2. For the servers, they are stateless, so we can easily scale horizontally and vertically.
3. For the redis cache, we will use a write through cache instead of a write back cache. While the write back cache has lower latency, in case of a cache crash before data is written to the database, we will lose the data, and causing inconsistencies. For the pasted bin system, we don't want users to lose their pasted data. On the read path, a lot of QPS will be directed towards the same hot posts. In this case, our redis cache can quickly return the post metadata for these repeated requests. On the write path, the tradeoff for this system is relatively higher write latency, since we need to write to cache, to postgres cluster and to object storage. For postgres, we will build indexes on post_ids and sharable_urls. The indexes on post_id make sure that any read to retrieve text metadata gets quick results, and the indexes on sharable_urls makes the retrieval of post_id fast based on urls.

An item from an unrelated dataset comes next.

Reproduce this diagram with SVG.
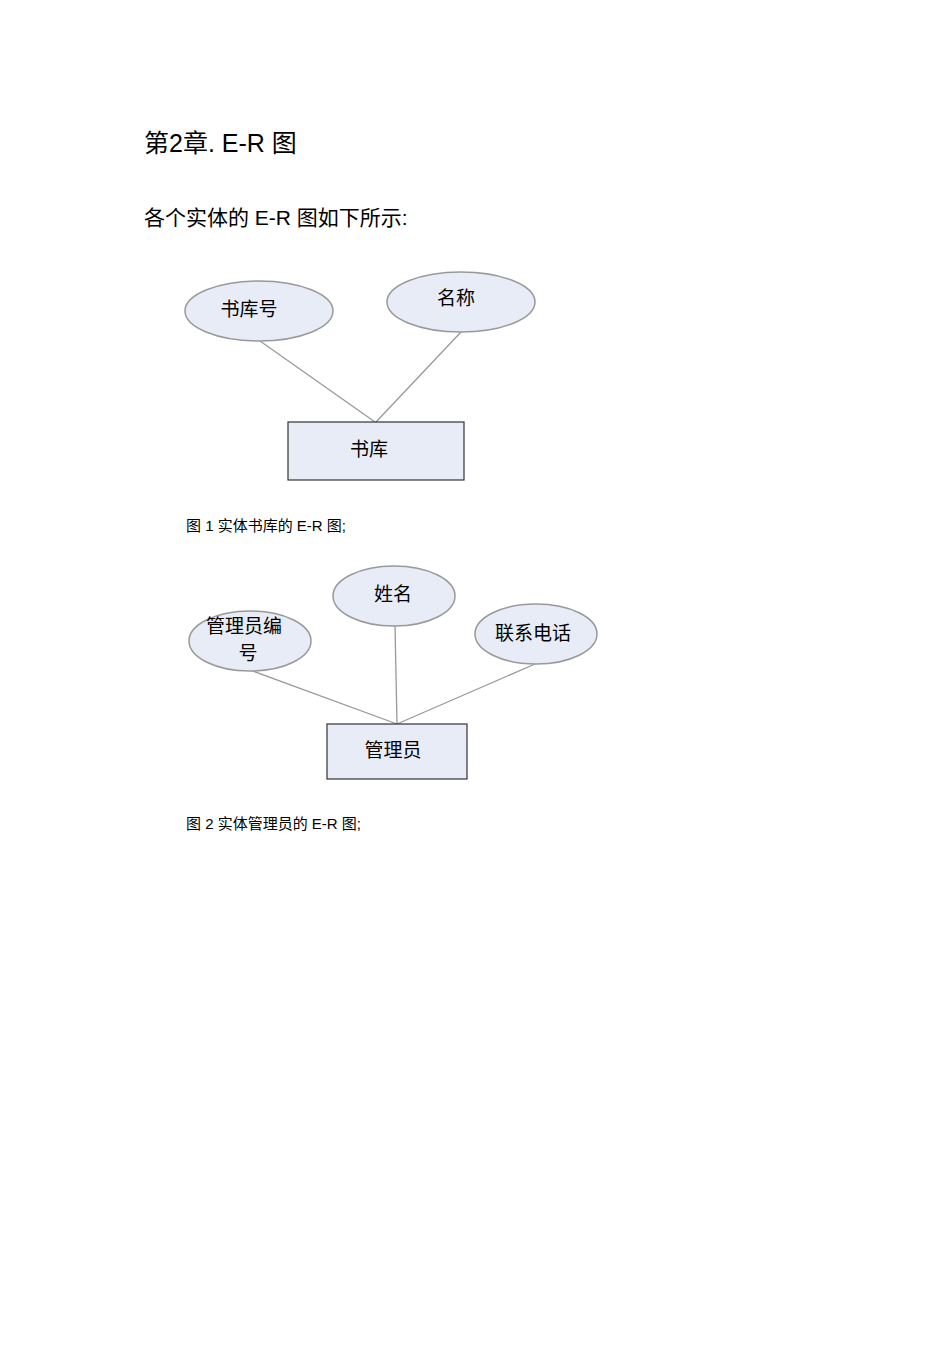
<svg xmlns="http://www.w3.org/2000/svg" width="950" height="1345" viewBox="0 0 950 1345">
<style>
text{font-family:"Liberation Sans","Noto Sans CJK SC",sans-serif;fill:#000}
.e{fill:#e8ecf6;stroke:#999;stroke-width:1.5}
.r{fill:#e8ecf6;stroke:#333;stroke-width:1.2}
.c line{stroke:#999;stroke-width:1.3}
.l{font-size:19px;text-anchor:middle}
.cap{font-size:15px}
</style>
<rect width="950" height="1345" fill="#fff"/>
<text x="144" y="152" font-size="25">第2章.  E-R 图</text>
<text x="144" y="225" font-size="21">各个实体的   E-R 图如下所示:</text>
<g class="c">
<line x1="260" y1="341" x2="375" y2="422"/>
<line x1="461" y1="332" x2="376" y2="422"/>
<line x1="250" y1="670" x2="397" y2="724"/>
<line x1="395" y1="625" x2="397" y2="724"/>
<line x1="535" y1="664" x2="397" y2="724"/>
</g>
<g id="n1"><ellipse class="e" cx="259" cy="311" rx="74" ry="30"/><text class="l" x="249" y="316">书库号</text></g>
<g id="n2"><ellipse class="e" cx="461" cy="302" rx="74" ry="30"/><text class="l" x="456" y="305">名称</text></g>
<g id="n3"><rect class="r" x="288" y="422" width="176" height="58"/><text class="l" x="369" y="456">书库</text></g>
<text class="cap" x="186" y="531">图 1  实体书库的   E-R 图;</text>
<g id="n4"><ellipse class="e" cx="394" cy="596" rx="61" ry="30"/><text class="l" x="393" y="601">姓名</text></g>
<g id="n5"><ellipse class="e" cx="250" cy="641" rx="61" ry="30"/><text class="l" x="244" y="633">管理员编</text><text class="l" x="248" y="660">号</text></g>
<g id="n6"><ellipse class="e" cx="536" cy="634" rx="61" ry="30"/><text class="l" x="533" y="640">联系电话</text></g>
<g id="n7"><rect class="r" x="327" y="724" width="140" height="55"/><text class="l" x="393" y="757">管理员</text></g>
<text class="cap" x="186" y="829">图 2  实体管理员的   E-R 图;</text>
</svg>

4. For both the redis and postgres cluster, since the data stored has TTL, we don't expect storage to keep increasing, so there is no need for sharding. However, as traffic increases, database CPU might become too hot. In this case, we will create replicas for both redis and postgres. There will be 1 primary database handling writes, and the rest are read replicas. For write, we will use sync the writes to read replicas before committing an operation. This ensures consistency, with the tradeoff of higher write latency.